Turning to the question of democracy and corruption, there is now much progress under way in trying to link good governance and practices with an appropriate response by the international community in terms of foreign aid. For example, under the current scheme for debt relief, the so-called heavily indebted poor countries, HIPC, initiative one of the requirements for a country to qualify for debt relief is exactly its performance in a number of governance indicators which have to do with good practices, including fighting corruption and having a participative kind of system which is democratic, and openness to criticism and to dialogue. I do not mean that this is an ideal solution to the problem of promoting institutions that are democratic and free from corruption, but increasingly as one can see in NEPAD, the New Partnership for Africa's Development, there is now an awareness by the African countries themselves of the need for them to have ownership of those governance practices and to try to improve the quality of the political system.
On the question on the supply capability and marketing, etc., I would highlight that Ireland, in this respect, is an extremely positive example for many developing countries. These countries are perfectly aware that Ireland has had the fastest rates of growth in the European Union for a long period of time, that the Irish economy went through a profound transformation and that one of the elements of that transformation was the success of Irish policies in targeting foreign direct investment and in bringing investment that would create new sources of employment which also would bring to Ireland the possibility of building a very successful export platform. Of course we know that very few countries in the world could replicate Ireland's conditions in terms of political institutions, legal and judicial system, level of education and many other aspects which, in Ireland's case, go a long way to explain the success.
Ireland's example, however, has been extremely useful to our organisation because UNCTAD works hard promoting foreign direct investment and we were actually instrumental, together with another UN agency, United Nations Industrial Development Organisation, UNIDO, in the creation of the first world association of investment promotion agencies which now is a completely autonomous entity. This association was for a long time chaired by the director of the Irish public entity that dealt with investment promotion. Therefore all the work that has been done in this area of promoting investment has taken to a large extent the Irish model as an inspiration, although we are very acutely aware of the difference. This leads me to the second part of the question, namely, whether these experiences can be replicated. What one can do is always relative in terms of trying to transfer experiences from a particular national setting to a different one. The interest of members in Africa was referred to. It is good to have this interest because the biggest challenge we all face relates to the development of the least developed countries. As can be seen from my statistics, most of the least developed countries are African. This is increasingly becoming an African problem. Africa is where the international community will face the biggest challenge in meeting the so-called millennium development goals to halve poverty by 2015, reduce infant mortality, increase the number of children in school and increase the number of girls in school. This is where the problem lies. In Africa there are not many of the institutions which favoured the development of Asian countries.

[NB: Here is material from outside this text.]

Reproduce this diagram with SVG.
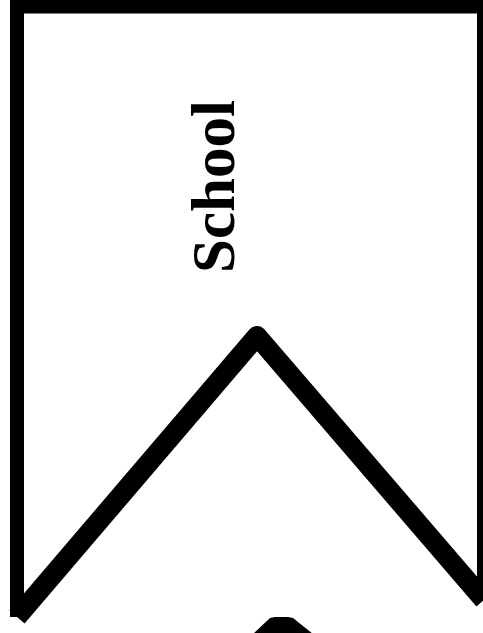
<svg xmlns="http://www.w3.org/2000/svg" width="483" height="633" viewBox="0 0 483 633">
  <style>
    .frame { fill: none; stroke: #000; stroke-width: 14; stroke-linejoin: miter; }
    .chevron { fill: none; stroke: #000; stroke-width: 20; stroke-linejoin: round; stroke-linecap: butt; }
    .label { font-family: "Liberation Serif", "Times New Roman", serif; font-weight: bold; font-size: 61px; fill: #000; }
  </style>
  <rect width="483" height="633" fill="#fff"/>
  <g id="banner">
    <path class="frame" d="M17,617 V6.5 H484 V600"/>
    <path class="chevron" d="M17,617 L257,336 L484,600"/>
    <text class="label" text-anchor="middle" transform="translate(234,186.5) rotate(-90)">School</text>
  </g>
  <g id="next-banner">
    <polygon points="253,634 270,618 275,617 288,617 293,618 313,634" fill="#000"/>
  </g>
</svg>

I want to concentrate on one aspect of the problem. In my personal experience with development, if I had to sum it up in a few words, I would say that development is a continuous learning process. It is something that will never stop. The main difference between the Asian approach, starting with Japan in the 19th century and going straight through all the other experiences up to China nowadays, and what prevailed in other areas in Latin America, Africa and the Caribbean, is exactly a sort of intuitive understanding that development was a learning process, something that one had to approach, beginning with education and investment in human resources - not any kind of education but education that would lead people to learn how to compete and improve the workings of the economy.
Unfortunately, this approach is not widespread. In many countries there was a tendency to concentrate on the role of the state as promoter of development. The state has an irreplaceable role to play in promoting development. It can only do so, however, if it has a clear priority on development as a learning process, something that will always challenge one and which never ceases. In our work, we try to persuade countries that this is a fundamental and decisive factor. There must be a capacity to learn from other people's experience and to try to make the best possible use of natural and human resources. I hope I have addressed some, if not all, aspects of the problem.